Thousands of Canadians are turning to Uber and Airbnb for work and extra cash, a shift that reflects the growth of precarious labour in Canada.
Uber, the ride-hailing app, and Airbnb, the home-renting service, are generating temporary jobs and allowing Canadians to pad their incomes. These types of services, known as the “sharing,” “collaborative,” “gig” and “on-demand” economy, are expanding rapidly as consumers embrace the cheaper alternatives to cabs and hotels. But the new economy raises questions about the quality and sustainability of the work.
“If you are moving to the sharing economy, it also means sharing jobs. It creates more jobs but less stable jobs,” Benjamin Tal, deputy chief economist with CIBC, said.
“It will be a more dynamic labour force. But at the same time, there is less job security and more vulnerability,” he said.
Uber and Airbnb are also feeding into the growth of contract work.
Since 1997, contract and temporary employment have increased from 5.2 per cent of the total labour force to 7 per cent last year, Statistics Canada reports.
The rise in contract jobs can be seen in UberX, which allows any driver to pick up passengers. The San Francisco-based company, which is operating in more than 300 cities globally, does not employ any drivers and relies entirely on contractors to drive. In the one year since launching in Toronto, UberX has signed up more than 16,000 drivers. Most of them drive fewer than 10 hours a week and the average tenure is three months, according to the private company.
“What we are starting to see more and more is a shift to more precarious forms of employment,” Sunil Johal, policy director at the Mowat Centre, a public-policy think tank, said.
“If we are talking about people piecing together a few hours a week driving a car and a few hours a week renting out a space in their home, generally speaking that is not necessarily going to afford them a stable, secure income,” he said.
With the country’s economy struggling to rebound after a mild two-quarter contraction, some have touted Uber and Airbnb as a way to make a few bucks.
Airbnb, which has more than 33,000 listings across Canada, said the typical Airbnb host in Montreal earns about $280 a month renting his or her space for a few nights a month. Airbnb said it “helps many Montreal residents to make ends meet.”
However, it is difficult to verify or quantify the impact of the “on-demand” economy, as data from the government’s labour force survey do not provide enough detail to capture the changes. For example, many Uber contractors drive as a second or third job and Statistics Canada does not record the type of secondary job.
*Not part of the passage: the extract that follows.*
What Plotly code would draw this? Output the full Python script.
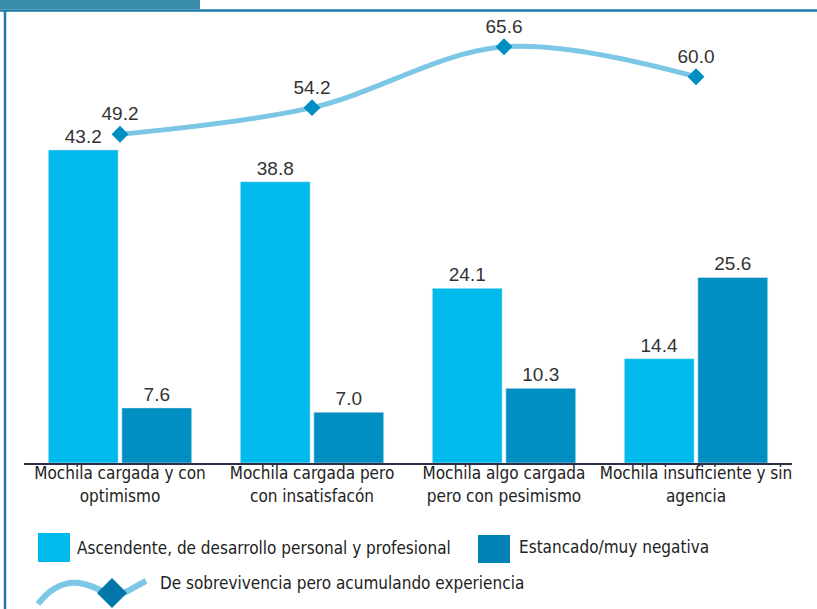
import plotly.graph_objects as go

# ---- data ----
categories = ["Mochila cargada y con<br>optimismo",
              "Mochila cargada pero<br>con insatisfacón",
              "Mochila algo cargada<br>pero con pesimismo",
              "Mochila insuficiente y sin<br>agencia"]
ascendente = [43.2, 38.8, 24.1, 14.4]
estancado = [7.6, 7.0, 10.3, 25.6]
sobrevivencia = [49.2, 54.2, 65.6, 60.0]

series_names = ["Ascendente, de desarrollo personal y profesional",
                "Estancado/muy negativa",
                "De sobrevivencia pero acumulando experiencia"]

# ---- style ----
W, H = 817, 609
PX0, PX1, PY0, PY1 = 24, 792, 10, 463   # plot area in pixels (left, right, top, bottom)
C_LIGHT = "#00BAEC"
C_DARK = "#008FC0"
C_LINE = "#7CC6E6"
C_MARK = "#008FC2"
C_FRAME = "#1B7BA6"
TXT = "#333333"
LBL_FONT = "DejaVu Sans Condensed"
NUM_FONT = "Liberation Sans"


def px(x):
    return (x - PX0) / (PX1 - PX0)


def py(y):
    return (PY1 - y) / (PY1 - PY0)


fig = go.Figure()
fig.add_trace(go.Bar(x=categories, y=ascendente, name=series_names[0],
                     marker_color=C_LIGHT, text=[f"{v:.1f}" for v in ascendente],
                     textposition="outside", cliponaxis=False,
                     textfont=dict(family=NUM_FONT, size=19, color=TXT)))
fig.add_trace(go.Bar(x=categories, y=estancado, name=series_names[1],
                     marker_color=C_DARK, text=[f"{v:.1f}" for v in estancado],
                     textposition="outside", cliponaxis=False,
                     textfont=dict(family=NUM_FONT, size=19, color=TXT)))
fig.add_trace(go.Scatter(x=categories, y=sobrevivencia, name=series_names[2],
                         yaxis="y2", mode="lines+markers+text",
                         line=dict(color=C_LINE, width=5, shape="spline", smoothing=1.0),
                         marker=dict(symbol="diamond", size=13, color=C_MARK),
                         text=[f"{v:.1f}" for v in sobrevivencia],
                         textposition="top center", cliponaxis=False,
                         textfont=dict(family=NUM_FONT, size=19, color=TXT)))

shapes = [
    # title box and frame
    dict(type="rect", xref="paper", yref="paper", x0=px(0), x1=px(200), y0=py(9), y1=py(-2),
         fillcolor="#3A8CAB", line_width=0, layer="above"),
    dict(type="line", xref="paper", yref="paper", x0=px(0), x1=px(817), y0=py(10.5), y1=py(10.5),
         line=dict(color=C_FRAME, width=2.5)),
    dict(type="line", xref="paper", yref="paper", x0=px(5), x1=px(5), y0=py(10), y1=py(612),
         line=dict(color=C_FRAME, width=2.5)),
    # legend swatches
    dict(type="rect", xref="paper", yref="paper", x0=px(38), x1=px(70), y0=py(562), y1=py(533),
         fillcolor=C_LIGHT, line_width=0),
    dict(type="rect", xref="paper", yref="paper", x0=px(478), x1=px(510), y0=py(563), y1=py(535),
         fillcolor="#0082B6", line_width=0),
]

wave = [(38, 604), (52, 586), (68, 580), (84, 584), (100, 592), (112, 594), (128, 590), (146, 581)]
path = "M{},{} C{},{} {},{} {},{} S{},{} {},{} S{},{} {},{}".format(
    px(wave[0][0]), py(wave[0][1]),
    px(wave[1][0]), py(wave[1][1]), px(wave[2][0]), py(wave[2][1]), px(wave[3][0]), py(wave[3][1]),
    px(wave[4][0]), py(wave[4][1]), px(wave[5][0]), py(wave[5][1]),
    px(wave[6][0]), py(wave[6][1]), px(wave[7][0]), py(wave[7][1]))
shapes.append(dict(type="path", xref="paper", yref="paper", path=path,
                   line=dict(color=C_LINE, width=6)))
dcx, dcy, dr = 112, 593, 15
dpath = "M{},{} L{},{} L{},{} L{},{} Z".format(
    px(dcx - dr), py(dcy), px(dcx), py(dcy - dr), px(dcx + dr), py(dcy), px(dcx), py(dcy + dr))
shapes.append(dict(type="path", xref="paper", yref="paper", path=dpath,
                   fillcolor="#0077A8", line_width=0))

annotations = [
    dict(text=series_names[0], x=px(75), y=py(548), xref="paper", yref="paper",
         xanchor="left", yanchor="middle", showarrow=False,
         font=dict(family=LBL_FONT, size=17, color="#222222")),
    dict(text=series_names[1], x=px(517), y=py(547), xref="paper", yref="paper",
         xanchor="left", yanchor="middle", showarrow=False,
         font=dict(family=LBL_FONT, size=17, color="#222222")),
    dict(text=series_names[2], x=px(158), y=py(583), xref="paper", yref="paper",
         xanchor="left", yanchor="middle", showarrow=False,
         font=dict(family=LBL_FONT, size=17, color="#222222")),
]

fig.update_layout(
    width=W, height=H,
    margin=dict(l=PX0, r=W - PX1, t=PY0, b=H - PY1),
    paper_bgcolor="white", plot_bgcolor="white",
    barmode="group", bargap=0.234, bargroupgap=0.05,
    showlegend=False,
    xaxis=dict(showline=True, linecolor="#2A2F45", linewidth=2, ticks="",
               showgrid=False, zeroline=False, ticklabelstandoff=-6, fixedrange=True,
               tickfont=dict(family=LBL_FONT, size=17, color="#222222")),
    yaxis=dict(visible=False, range=[0, 62.5], fixedrange=True),
    yaxis2=dict(visible=False, range=[-12.4, 72.5], overlaying="y", fixedrange=True),
    shapes=shapes, annotations=annotations,
    hovermode=False,
)

fig.write_html("out.html", config={"displayModeBar": False},
               post_script="document.body.style.margin='0px';")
For competitors of Uber and Airbnb, the influx of supply has driven down prices and revenue. A 2014 study from Boston University estimated that a 1-per-cent increase in Airbnb listings in Texas results in quarterly hotel revenues dropping by 0.05 per cent, a measure worsened by Airbnb’s rapid growth.
“It contributes to lower prices in general because it releases a ton of capacity into the market,” Alex Bellefleur, head of macro strategy at Pavilion Global Markets, said. “You had a bunch of cars that weren’t really doing public transportation before and now they are, and they are obviously leading to lower prices.”
In Toronto, cab drivers and fleet owners say they have seen a 30-per-cent to 50-per-cent drop in revenue.
“Drivers are working the same hours, but income is down,” said Tom Drimoussis, who has been in the cab business for nearly two decades and owns Tom’s Taxi in Toronto. Mr. Drimoussis said he used to have 40 full-time drivers for his fleet of 20 cars. But since Uber started operating last fall, about one-third of his cabs are idle.
“I don’t have drivers. I have cars sitting there,” Mr. Drimoussis said. “Drivers generate the revenue and the revenue is not on the street.”
The city of Toronto considers UberX practices illegal, arguing such a service must use licensed taxis.
Mr. Drimoussis and others in the cab industry don’t know whether they can stay in business.
Editor’s note: Due to an editing error, a previous version of this online story incorrectly identified Benjamin Tal as deputy chief economist of CIBC Mellon.